On 10/03/2026 21:23, Constantine A. Murenin wrote:
> On Tue, 10 Mar 2026 at 14:43, Nick Holland <nick@holland-consulting.net>
> wrote:
>
>> Every diff requested requires firing up external applications. That's a
>> lot
>> of load, even for a significantly more efficient application.
that's not the issue. the issue is not to process the same requests
twice. process once, keep in cache, sever instantly without processing.
this is how a very IO intensive systems usually work. you preload all
caches and serve only from caches. sometimes preloading runs for a
longer while, simply loading caches. then all that content is server
effortlessly without much load.
>> Those requests are still coming in. Yesterday, well over 90% of the
>> queries
>> we got were URLs from the old application. So by returning a 404 instead
>> of
>> firing up cvs, co, and/or rcsdiff every time a bot query comes in, we save
>> a
>> LOT of load on the system. That's a HUGE win.
>>
>> This win has enabled me to remove the IP filters, I've removed much of the
>> malicious request handling which was all justifiably highly unpopular and
>> (unfortunately) hurting some of the legitimate users. I hope to soo
>> the systems this application runs on to a fully redundant CARP pair (due to
>> the load, I had to "split" the cvsweb off to its own machine, so lost the
>> redundancy). Lots of "win" here.
>>
>> So...unless the OpenBSD developers request otherwise, I do think we will
>> not
>> be worrying about -- and in fact, actively discouraging -- the old URLs.
>> I get
but you can keep the old URLs in place and simply display different
results. again, prepare the compliance once, profit forever.
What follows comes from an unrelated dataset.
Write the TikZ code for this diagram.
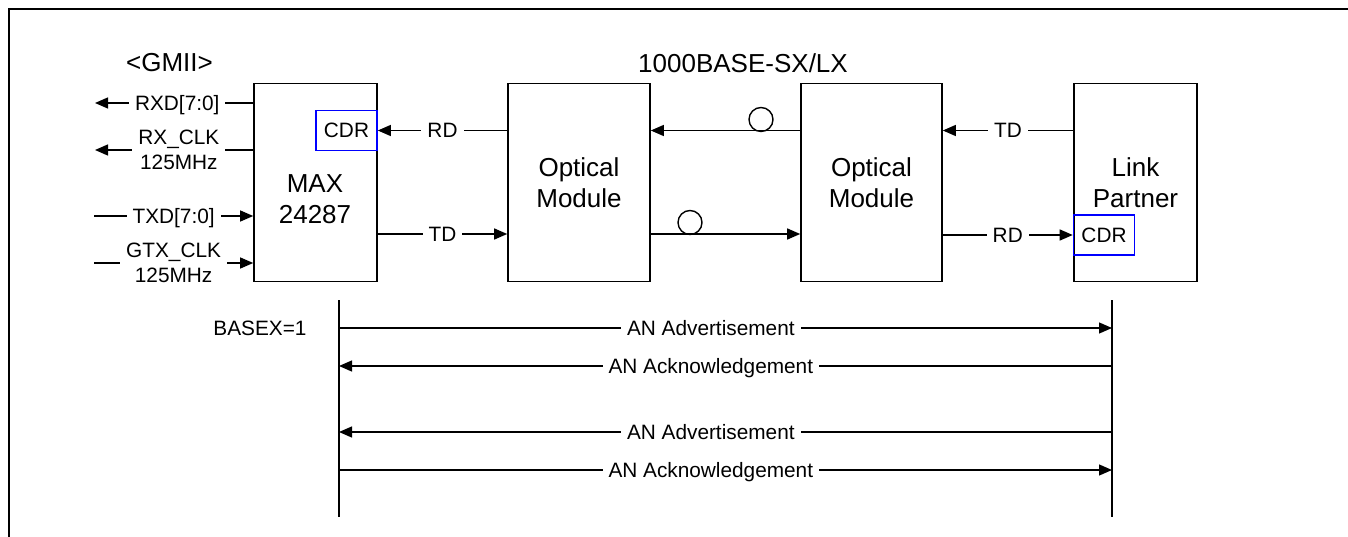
\documentclass[tikz,border=0pt]{standalone}
\usepackage{fontspec}
\setmainfont{Liberation Sans}
\usetikzlibrary{arrows.meta}

\begin{document}
\begin{tikzpicture}[x=1pt, y=-1pt,
    block/.style={draw, line width=1.6pt, minimum width=#1, minimum height=198pt, inner sep=0pt},
    cdrbox/.style={draw=blue, line width=1.6pt, minimum width=61pt, minimum height=40pt, inner sep=0pt,
        font=\fontsize{20.8}{25}\selectfont},
    bigtxt/.style={align=center, font=\fontsize{26}{30.5}\selectfont},
    lbl/.style={align=center, fill=white, inner xsep=6pt, inner ysep=0pt,
        font=\fontsize{20.8}{25}\selectfont, text height=19pt, text depth=4pt},
    lbltwo/.style={align=center, fill=white, inner xsep=6pt, inner ysep=0pt,
        font=\fontsize{20.8}{25}\selectfont},
    conn/.style={line width=1.3pt},
    arr/.style={conn, -{Triangle[length=13pt, width=11pt]}},
    fiber/.style={circle, draw, line width=1.4pt, minimum size=24pt, inner sep=0pt}]
    \useasboundingbox (0,0) rectangle (1348,537);

    % Frame
    \draw[line width=2pt] (9,537) -- (9,9) -- (1348,9);

    % Blocks
    \node[block=123pt] (max) at (315.5,182.5) {};
    \node[bigtxt] (maxtxt) at (315,199) {MAX\\24287};
    \node[block=142pt, bigtxt] (opt1) at (579,182.5) {Optical\\Module};
    \node[block=141pt, bigtxt] (opt2) at (871.5,182.5) {Optical\\Module};
    \node[block=123pt, bigtxt] (lp) at (1135.5,182.5) {Link\\Partner};
    \node[cdrbox] (cdr1) at (346.5,130.5) {CDR};
    \node[cdrbox] (cdr2) at (1104,235) {CDR};

    % Titles
    \node[bigtxt] (gmii) at (169.5,63) {<GMII>};
    \node[bigtxt] (base) at (743,63) {1000BASE-SX/LX};

    % GMII side
    \coordinate (rxd) at (95,103);
    \coordinate (rxclk) at (95,150);
    \coordinate (txd) at (94,216);
    \coordinate (gtxclk) at (94,263);
    \draw[arr] (max.west |- rxd) -- (rxd) node[lbl, pos=0.48] (rxdl) {RXD[7:0]};
    \draw[arr] (max.west |- rxclk) -- (rxclk) node[lbltwo, pos=0.47] (rxclkl) {RX\_CLK\\125MHz};
    \draw[arr] (txd) -- (max.west |- txd) node[lbl, pos=0.5] (txdl) {TXD[7:0]};
    \draw[arr] (gtxclk) -- (max.west |- gtxclk) node[lbltwo, pos=0.5] (gtxclkl) {GTX\_CLK\\125MHz};

    % Serial side
    \draw[arr] (opt1.west |- cdr1) -- (cdr1.east) node[lbl, midway] (rd1) {RD};
    \draw[arr] (max.east |- 0,234) -- (opt1.west |- 0,234) node[lbl, midway] (td1) {TD};
    \draw[arr] (opt2.west |- cdr1) -- (opt1.east |- cdr1);
    \draw[arr] (opt1.east |- 0,234) -- (opt2.west |- 0,234);
    \node[fiber] (f1) at (761,119.5) {};
    \node[fiber] (f2) at (690,222.5) {};
    \draw[arr] (lp.west |- cdr1) -- (opt2.east |- cdr1) node[lbl, midway] (td2) {TD};
    \draw[arr] (opt2.east |- cdr2) -- (cdr2.west) node[lbl, midway] (rd2) {RD};

    % Auto-negotiation
    \coordinate (lt) at (339,300);
    \coordinate (lb) at (339,517);
    \coordinate (rt) at (1112,300);
    \coordinate (rb) at (1112,517);
    \draw[conn] (lt) -- (lb);
    \draw[conn] (rt) -- (rb);
    \node[lbl] (basex) at (260,328) {BASEX=1};
    \draw[arr] (lt |- 0,328) -- (rt |- 0,328) node[lbl, pos=0.481] (adv1) {AN Advertisement};
    \draw[arr] (rt |- 0,366) -- (lt |- 0,366) node[lbl, pos=0.519] (ack1) {AN Acknowledgement};
    \draw[arr] (rt |- 0,432) -- (lt |- 0,432) node[lbl, pos=0.519] (adv2) {AN Advertisement};
    \draw[arr] (lt |- 0,470) -- (rt |- 0,470) node[lbl, pos=0.481] (ack2) {AN Acknowledgement};
\end{tikzpicture}
\end{document}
> You're literally just providing more inapplicable excuses for doing the
> wrong thing.
the problem is here a very particular kind of zeal and denial, not
necessarily Nick's, but one in general. note some of the response in the
cvs thread, "because we used it for 29 years", "because here we do
things differently", "because this is what we want"
the first step in fixing a problem is acknowledging, objectively, that
is exists.
here are the inconvenient absolutes:
1. you may use tools other than what's provided with openbsd, i.e. nginx
vs httpd
2. CVS is ancient.
3. CVS has no high performance web UI
as I wrote elsewhere, i happen to work on projects handling up to 10k
RPS during busy hours, in 1-2 servers setups. very high load scenarios
at the core have a very high performing core application. then caching,
load balancing, proxying, whatever else you do with that, is secondary.
the core system needs to deliver.
any, and i mean ANY stable improvement of version control should start
with re-considering of current version control system
the problem with bots and abuse will only get worse in the future. it is
never going away.
> If those broken bots continue requesting all the version-to-version diffs,
> just block those N*(N-1) diffs; noone cares about those.
>
> But why do you break http://cvsweb.openbsd.org/cgi-bin/cvsweb/src/ and the
> like, too?
>
> You pretend that the new cvsweb is not actually "cvsweb", but yet it's stil
> ***cvsweb***.openbsd.org.
>
> Do you seriously think it's reasonable to break everyone's links simply
> because some backend somewhere has changed slightly?
a simple crawler run locally could simply collect all URLs and port them
into nginx's map and rewrite for future compatibility. not a difficult task.
> Because it is simply not reasonable in my book. A user visiting the site
> couldn't care less if it's written in Go or in Perl. They care about the
> CONTENT they came for.
this
> This whole issue should have taken less time to fix than this entire
> discussion we're having. Instead, somehow it's okay for everyone
> everywhere to deal with all these broken links everywhere simply because of
> some invalid justifications that do not even make any sense in the grand
> scheme of things. So far, you have not provided a single valid reason for
> breaking EVERY SINGLE LINK on the website.
this. the problem is also nonsensical. people scream "but we love CVS,
we used it for 29 years, we are never giving it up" but then at the same
time they say "all them links we had active for a decade dead? no
problem eh"
one or the other
the dark truth is this:
1. OpenBSD needs to move onto a better version control system, ideally
one with very high performing web UIs
2. the move needs to be smooth.
instead of wasting time on CVS keep it as it, and start working on a
parallel system to replace it soon. Ken can maybe help in Go with the move.